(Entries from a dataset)

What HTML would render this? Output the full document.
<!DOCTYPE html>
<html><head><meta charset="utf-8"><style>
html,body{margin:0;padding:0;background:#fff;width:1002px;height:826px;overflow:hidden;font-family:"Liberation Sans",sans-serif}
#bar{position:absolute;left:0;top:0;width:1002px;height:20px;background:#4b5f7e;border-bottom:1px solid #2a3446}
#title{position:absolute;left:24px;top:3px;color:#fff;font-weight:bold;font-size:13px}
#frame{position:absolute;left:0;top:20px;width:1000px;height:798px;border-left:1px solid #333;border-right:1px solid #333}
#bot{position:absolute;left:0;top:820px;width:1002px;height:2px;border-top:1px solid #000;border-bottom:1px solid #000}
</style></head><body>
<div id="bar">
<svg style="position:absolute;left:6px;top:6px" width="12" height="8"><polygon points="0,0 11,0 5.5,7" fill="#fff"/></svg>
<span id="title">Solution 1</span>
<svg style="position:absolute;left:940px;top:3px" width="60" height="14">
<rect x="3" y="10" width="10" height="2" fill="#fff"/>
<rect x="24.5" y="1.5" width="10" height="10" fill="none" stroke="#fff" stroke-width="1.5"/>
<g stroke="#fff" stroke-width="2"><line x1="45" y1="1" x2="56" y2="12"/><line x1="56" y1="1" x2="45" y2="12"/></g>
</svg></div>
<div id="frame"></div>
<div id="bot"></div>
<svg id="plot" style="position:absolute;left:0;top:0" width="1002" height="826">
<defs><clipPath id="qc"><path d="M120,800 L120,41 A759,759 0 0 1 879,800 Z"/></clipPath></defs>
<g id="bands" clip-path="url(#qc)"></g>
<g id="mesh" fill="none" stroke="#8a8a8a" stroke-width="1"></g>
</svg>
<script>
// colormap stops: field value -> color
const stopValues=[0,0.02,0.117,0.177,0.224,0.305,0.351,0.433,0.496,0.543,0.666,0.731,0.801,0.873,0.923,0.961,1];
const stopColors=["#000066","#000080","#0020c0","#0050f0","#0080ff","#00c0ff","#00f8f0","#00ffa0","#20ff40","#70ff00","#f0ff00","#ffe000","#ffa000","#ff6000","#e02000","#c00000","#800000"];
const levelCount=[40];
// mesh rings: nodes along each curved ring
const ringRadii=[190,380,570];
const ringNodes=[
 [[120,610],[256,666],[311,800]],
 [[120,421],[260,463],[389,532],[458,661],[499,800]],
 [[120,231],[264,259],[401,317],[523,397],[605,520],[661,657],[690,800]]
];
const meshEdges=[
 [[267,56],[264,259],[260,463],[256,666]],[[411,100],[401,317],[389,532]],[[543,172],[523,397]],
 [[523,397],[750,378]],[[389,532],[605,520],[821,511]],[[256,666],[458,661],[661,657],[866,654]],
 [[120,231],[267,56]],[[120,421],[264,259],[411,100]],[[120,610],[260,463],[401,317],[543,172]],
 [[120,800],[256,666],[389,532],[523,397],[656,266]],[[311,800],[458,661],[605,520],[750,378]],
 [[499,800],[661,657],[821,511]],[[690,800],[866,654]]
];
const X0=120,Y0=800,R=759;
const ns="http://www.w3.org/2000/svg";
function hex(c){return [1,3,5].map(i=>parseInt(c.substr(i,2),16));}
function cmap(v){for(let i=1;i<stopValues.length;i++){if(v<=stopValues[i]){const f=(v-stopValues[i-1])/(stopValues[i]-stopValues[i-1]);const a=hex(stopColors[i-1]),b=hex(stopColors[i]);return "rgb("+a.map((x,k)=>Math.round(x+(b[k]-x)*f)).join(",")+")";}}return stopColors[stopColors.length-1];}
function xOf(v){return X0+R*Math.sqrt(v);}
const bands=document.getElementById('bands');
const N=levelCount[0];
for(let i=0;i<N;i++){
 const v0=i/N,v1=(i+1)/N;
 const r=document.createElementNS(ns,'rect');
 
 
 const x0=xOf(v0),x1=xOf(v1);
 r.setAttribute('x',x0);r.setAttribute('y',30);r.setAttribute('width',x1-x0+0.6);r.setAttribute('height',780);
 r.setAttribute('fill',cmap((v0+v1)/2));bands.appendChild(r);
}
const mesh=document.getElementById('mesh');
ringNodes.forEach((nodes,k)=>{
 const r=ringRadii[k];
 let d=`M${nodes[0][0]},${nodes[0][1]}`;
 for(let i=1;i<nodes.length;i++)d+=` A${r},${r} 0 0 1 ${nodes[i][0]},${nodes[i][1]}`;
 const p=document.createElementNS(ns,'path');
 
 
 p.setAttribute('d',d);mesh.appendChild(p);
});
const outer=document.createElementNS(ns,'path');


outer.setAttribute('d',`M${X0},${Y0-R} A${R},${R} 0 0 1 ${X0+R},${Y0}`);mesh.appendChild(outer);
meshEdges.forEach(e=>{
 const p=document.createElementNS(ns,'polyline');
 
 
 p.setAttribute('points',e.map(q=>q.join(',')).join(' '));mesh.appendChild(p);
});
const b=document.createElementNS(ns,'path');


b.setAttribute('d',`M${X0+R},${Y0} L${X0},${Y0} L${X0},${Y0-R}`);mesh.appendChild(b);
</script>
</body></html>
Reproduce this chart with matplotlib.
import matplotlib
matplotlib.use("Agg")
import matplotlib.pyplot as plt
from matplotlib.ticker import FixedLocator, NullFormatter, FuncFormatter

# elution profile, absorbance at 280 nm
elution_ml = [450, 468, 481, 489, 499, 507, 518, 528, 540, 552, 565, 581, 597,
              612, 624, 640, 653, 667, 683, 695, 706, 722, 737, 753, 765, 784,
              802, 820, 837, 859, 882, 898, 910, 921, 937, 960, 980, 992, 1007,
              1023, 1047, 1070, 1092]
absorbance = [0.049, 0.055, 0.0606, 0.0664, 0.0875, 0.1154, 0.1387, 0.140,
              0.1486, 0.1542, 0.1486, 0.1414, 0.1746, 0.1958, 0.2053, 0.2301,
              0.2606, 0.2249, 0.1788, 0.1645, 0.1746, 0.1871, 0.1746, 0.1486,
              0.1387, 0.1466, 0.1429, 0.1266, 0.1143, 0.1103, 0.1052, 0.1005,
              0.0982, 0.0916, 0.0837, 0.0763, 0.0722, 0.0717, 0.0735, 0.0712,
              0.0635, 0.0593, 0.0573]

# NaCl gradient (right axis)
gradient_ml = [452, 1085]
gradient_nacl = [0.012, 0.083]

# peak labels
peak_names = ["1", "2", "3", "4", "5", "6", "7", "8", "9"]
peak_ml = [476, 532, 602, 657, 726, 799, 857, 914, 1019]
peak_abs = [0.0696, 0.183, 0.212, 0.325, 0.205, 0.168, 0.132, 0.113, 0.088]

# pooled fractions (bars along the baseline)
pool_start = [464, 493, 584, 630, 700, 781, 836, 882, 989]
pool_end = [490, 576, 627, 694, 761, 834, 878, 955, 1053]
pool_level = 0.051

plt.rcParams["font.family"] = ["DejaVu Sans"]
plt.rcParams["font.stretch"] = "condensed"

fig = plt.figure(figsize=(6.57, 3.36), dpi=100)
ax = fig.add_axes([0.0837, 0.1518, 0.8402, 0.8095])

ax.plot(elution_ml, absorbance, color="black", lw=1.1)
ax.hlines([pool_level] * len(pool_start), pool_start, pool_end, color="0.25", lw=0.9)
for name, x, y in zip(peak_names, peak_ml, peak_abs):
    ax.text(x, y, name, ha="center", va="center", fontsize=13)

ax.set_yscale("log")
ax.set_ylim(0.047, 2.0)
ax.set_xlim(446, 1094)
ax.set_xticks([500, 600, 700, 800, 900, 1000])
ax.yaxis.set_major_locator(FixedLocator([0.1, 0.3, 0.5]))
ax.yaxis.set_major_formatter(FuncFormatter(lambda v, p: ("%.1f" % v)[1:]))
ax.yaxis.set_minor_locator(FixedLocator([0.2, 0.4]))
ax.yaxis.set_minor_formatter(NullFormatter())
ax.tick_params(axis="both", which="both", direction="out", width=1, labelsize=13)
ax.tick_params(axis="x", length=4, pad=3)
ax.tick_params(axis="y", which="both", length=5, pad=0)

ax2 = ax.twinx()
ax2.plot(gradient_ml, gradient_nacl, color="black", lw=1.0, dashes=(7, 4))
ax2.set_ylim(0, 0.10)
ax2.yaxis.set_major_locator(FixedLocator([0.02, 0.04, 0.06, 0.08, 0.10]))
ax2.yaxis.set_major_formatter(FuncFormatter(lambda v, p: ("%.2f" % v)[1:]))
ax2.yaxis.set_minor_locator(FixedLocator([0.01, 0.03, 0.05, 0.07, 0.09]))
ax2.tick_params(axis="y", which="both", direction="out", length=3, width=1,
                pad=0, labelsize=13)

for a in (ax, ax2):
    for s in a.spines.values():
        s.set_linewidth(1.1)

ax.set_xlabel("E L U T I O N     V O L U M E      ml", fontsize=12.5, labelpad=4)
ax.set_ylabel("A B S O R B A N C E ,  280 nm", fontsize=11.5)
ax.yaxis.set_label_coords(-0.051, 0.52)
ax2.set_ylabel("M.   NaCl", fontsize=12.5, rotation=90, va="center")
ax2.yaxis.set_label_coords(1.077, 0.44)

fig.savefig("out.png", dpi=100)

**Problem**
Extract exactly and only the span of lines that begins at the line containing "Reproduce this chart with matplotlib." and ends at the line containing "from matplotlib.ticker import".

**Solution to this problem**
Reproduce this chart with matplotlib.
import matplotlib
matplotlib.use("Agg")
import matplotlib.pyplot as plt
from matplotlib.ticker import FixedLocator, NullFormatter, FuncFormatter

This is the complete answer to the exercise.